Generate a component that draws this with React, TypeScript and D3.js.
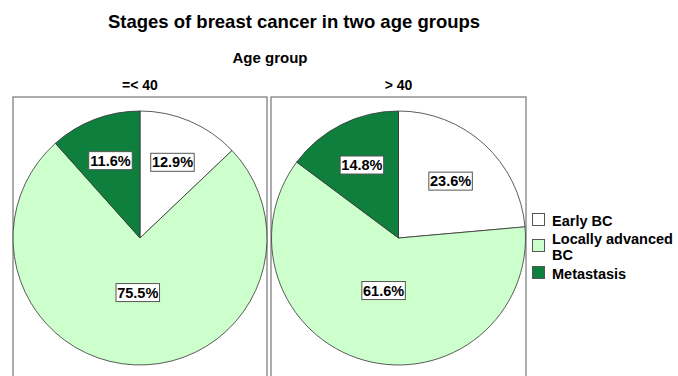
import React from 'react';
import * as d3 from 'd3';

const stages = ['Early BC', 'Locally advanced BC', 'Metastasis'];
const ageGroups = ['=< 40', '> 40'];
const youngPct = [12.9, 75.5, 11.6];
const olderPct = [23.6, 61.6, 14.8];
const stageColors = ['#ffffff', '#ccffcc', '#0f7f3d'];

const W = 678;
const H = 376;
const FONT = "Arial, 'Liberation Sans', sans-serif";

const panels = [
  { x0: 13, x1: 267, values: youngPct },
  { x0: 271, x1: 526, values: olderPct },
];
const panelTop = 97;
const pieCy = 238;
const radius = 127;

const pieGen = d3.pie<number>().sort(null).value((d) => d).startAngle(0).endAngle(2 * Math.PI);
const arcGen = d3.arc<d3.PieArcDatum<number>>().innerRadius(0).outerRadius(radius);

// label sits near the sector centroid, but not too close to the middle for big slices
function labelPos(d: d3.PieArcDatum<number>) {
  const half = (d.endAngle - d.startAngle) / 2;
  const cDist = (2 * radius * Math.sin(half)) / (3 * half);
  const dist = Math.max(cDist, 0.43 * radius);
  const mid = (d.startAngle + d.endAngle) / 2;
  return [Math.sin(mid) * dist, -Math.cos(mid) * dist];
}

// wrap long legend names onto two lines, like the original
function legendLines(s: string) {
  return s === 'Locally advanced BC' ? ['Locally advanced', 'BC'] : [s];
}

export default function App() {
  return (
    <div style={{ position: 'absolute', left: 0, top: 0 }}>
      <svg width={W} height={H} style={{ display: 'block', background: '#fff' }} fontFamily={FONT}>
        <text x={294} y={28} textAnchor="middle" fontSize={18.5} fontWeight="bold" fill="#000">
          Stages of breast cancer in two age groups
        </text>
        <text x={270} y={63} textAnchor="middle" fontSize={15} fontWeight="bold" fill="#000">
          Age group
        </text>

        {panels.map((p, pi) => {
          const cx = (p.x0 + p.x1) / 2;
          const arcs = pieGen(p.values);
          return (
            <g key={pi}>
              <text x={cx} y={90} textAnchor="middle" fontSize={14} fontWeight="bold" fill="#000">
                {ageGroups[pi]}
              </text>
              <rect x={p.x0} y={panelTop} width={p.x1 - p.x0} height={H - panelTop + 10} fill="none" stroke="#808080" strokeWidth={1.3} />
              <g transform={`translate(${cx},${pieCy})`}>
                {arcs.map((a, i) => (
                  <path key={i} d={arcGen(a) || ''} fill={stageColors[i]} stroke="#333" strokeWidth={0.8} />
                ))}
                {arcs.map((a, i) => {
                  const [lx, ly] = labelPos(a);
                  const label = `${p.values[i].toFixed(1)}%`;
                  const bw = label.length * 8.3 + 2;
                  return (
                    <g key={`l${i}`} transform={`translate(${lx},${ly})`}>
                      <rect x={-bw / 2} y={-9} width={bw} height={18} fill="#fff" stroke="#555" strokeWidth={1} />
                      <text x={0} y={5} textAnchor="middle" fontSize={14.5} fontWeight="bold" fill="#000">
                        {label}
                      </text>
                    </g>
                  );
                })}
              </g>
            </g>
          );
        })}

        <g transform="translate(532,213)">
          {stages.map((s, i) => {
            const y = [0, 26, 53][i];
            const lines = legendLines(s);
            return (
              <g key={s} transform={`translate(0,${y})`}>
                <rect x={0.5} y={0.5} width={12} height={12} fill={stageColors[i]} stroke="#555" strokeWidth={1} />
                {lines.map((t, li) => (
                  <text
                    key={t}
                    x={20}
                    y={(lines.length > 1 ? 5 : 13) + li * 16}
                    fontSize={14.5}
                    fontWeight="bold"
                    fill="#000"
                  >
                    {t}
                  </text>
                ))}
              </g>
            );
          })}
        </g>
      </svg>
    </div>
  );
}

---

_THE REQUEST_
Everything from the first line of the listing above through the line that contains "import * as d3 from 'd3';" is to be restated word for word, minus the pictures.

_FULL ANSWER_
Generate a component that draws this with React, TypeScript and D3.js.
import React from 'react';
import * as d3 from 'd3';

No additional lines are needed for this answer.